As for gas, observers said investors seem to be reacting to El Nino, the South Pacific ocean-atmosphere phenomenon that disrupts world weather patterns. El Nino was expected to bring a colder-than-normal fall and a warmer winter.
To some, investors and traders have created a self-fulfilling prophecy. Natural-gas prices, which typically peak in January, seem to have peaked in September this time around. That has hurt the stocks of E&P companies, since they tend to be more leveraged to gas than oil.
However, even E&P companies with promising production growth plans have been hammered, and the entire E&P group is off about 10% since the start of November. "The ones getting hit harder are the ones that have been the high-flyers," said PaineWebber Inc. analyst Robert Morris.

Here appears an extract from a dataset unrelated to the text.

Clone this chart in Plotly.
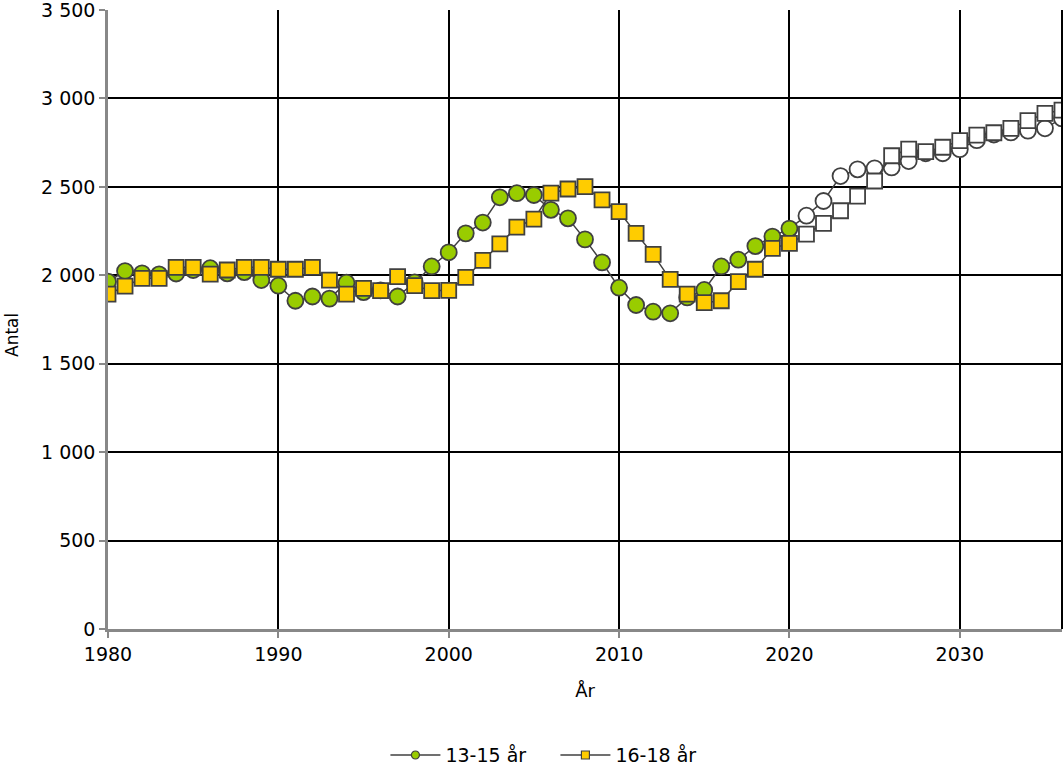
import plotly.graph_objects as go

years = list(range(1980, 2037))
last_actual = 2020

age_13_15 = [1964, 2024, 2011, 2005, 2010, 2030, 2040, 2011, 2018, 1973,
             1941, 1856, 1880, 1868, 1958, 1905, 1915, 1880, 1960, 2050,
             2130, 2237, 2298, 2441, 2464, 2454, 2370, 2322, 2203, 2073,
             1930, 1832, 1794, 1785, 1875, 1917, 2050, 2088, 2165, 2219,
             2264, 2337, 2420, 2561, 2599, 2605, 2610, 2646, 2690, 2690,
             2713, 2764, 2796, 2808, 2818, 2831, 2887]

age_16_18 = [1893, 1939, 1983, 1983, 2045, 2045, 2007, 2030, 2045, 2045,
             2034, 2034, 2045, 1973, 1894, 1926, 1913, 1992, 1941, 1913,
             1915, 1988, 2084, 2178, 2272, 2318, 2464, 2488, 2501, 2426,
             2360, 2237, 2118, 1977, 1894, 1845, 1856, 1964, 2034, 2152,
             2180, 2233, 2294, 2365, 2448, 2533, 2676, 2713, 2699, 2724,
             2761, 2793, 2806, 2831, 2874, 2915, 2934]

series = [
    ("13-15 år", age_13_15, "circle", "#99CC00"),
    ("16-18 år", age_16_18, "square", "#FFCC00"),
]

LINE = "#404040"
FONT = "DejaVu Sans"

fig = go.Figure()
for name, vals, symbol, color in series:
    colors = [color if y <= last_actual else "#FFFFFF" for y in years]
    fig.add_trace(go.Scatter(
        x=years, y=vals, mode="lines+markers", name=name, showlegend=False,
        line=dict(color=LINE, width=1.5),
        marker=dict(symbol=symbol, size=16 if symbol == "circle" else 15,
                    color=colors, line=dict(color=LINE, width=1.8)),
    ))
    fig.add_trace(go.Scatter(
        x=[None], y=[None], mode="lines+markers", name=name,
        line=dict(color=LINE, width=1.5),
        marker=dict(symbol=symbol, size=8, color=color,
                    line=dict(color=LINE, width=1.2)),
    ))

fig.update_layout(
    width=1064, height=769,
    margin=dict(l=108, r=2, t=10, b=140, autoexpand=False),
    plot_bgcolor="white", paper_bgcolor="white",
    separators=", ",
    font=dict(family=FONT, size=18, color="#000000"),
    showlegend=True,
    legend=dict(orientation="h", x=0.469, xanchor="center",
                yref="container", y=0.018, yanchor="middle",
                font=dict(size=19), traceorder="normal",
                entrywidth=105, entrywidthmode="pixels", itemwidth=50),
    xaxis=dict(
        range=[1980, 2036], tickmode="linear", tick0=1980, dtick=10,
        showgrid=True, gridcolor="#000000", gridwidth=1.5,
        showline=True, linecolor="#888888", linewidth=2.5,
        ticks="outside", ticklen=6, tickcolor="#888888", tickwidth=2,
        mirror=False, zeroline=False, automargin=False,
        ticklabeloverflow="allow",
        tickfont=dict(size=19),
        title=dict(text="År", font=dict(size=18), standoff=21),
    ),
    yaxis=dict(
        range=[0, 3500], tickmode="linear", tick0=0, dtick=500,
        tickformat=",d", automargin=False, ticklabeloverflow="allow",
        showgrid=True, gridcolor="#000000", gridwidth=1.5,
        showline=True, linecolor="#888888", linewidth=2.5,
        ticks="outside", ticklen=6, tickcolor="#888888", tickwidth=2,
        zeroline=False, tickfont=dict(size=19),
    ),
    annotations=[dict(text="Antal", xref="paper", yref="paper",
                      x=-0.1006, y=0.475, textangle=-90, showarrow=False,
                      xanchor="center", yanchor="middle",
                      font=dict(size=17))],
    shapes=[dict(type="line", xref="paper", yref="paper", x0=1, x1=1,
                 y0=0, y1=1, line=dict(color="#000000", width=2))],
)

fig.write_html(
    "out.html",
    config={"displayModeBar": False},
    post_script="document.body.style.margin='0';document.body.style.overflow='hidden';",
)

Oil-drilling stocks, which also got pummeled last week, again lost ground on profit-taking and commodity-price concerns. Short-term moves in oil and gas prices have no effect on oil companies' spending plans on rigs and oil services, but they can affect investors' trades.
"The sentiment is as bad as it was in February and March," when the oil-services and oil-drilling stocks plunged by more than 10%, said Morgan Stanley's Lovoi. Then, as now, the group had recorded robust gains, leading many investors to take some profits off the table.
But with fairly good fundamental reasons for bullishness, observers said they expect some catalyst will emerge to turn investors psychology around. Still unknown, though, is when that catalyst will emerge.
"The sentiment is very negative now, but it can change quickly," said Loomis Sayles's Carroll.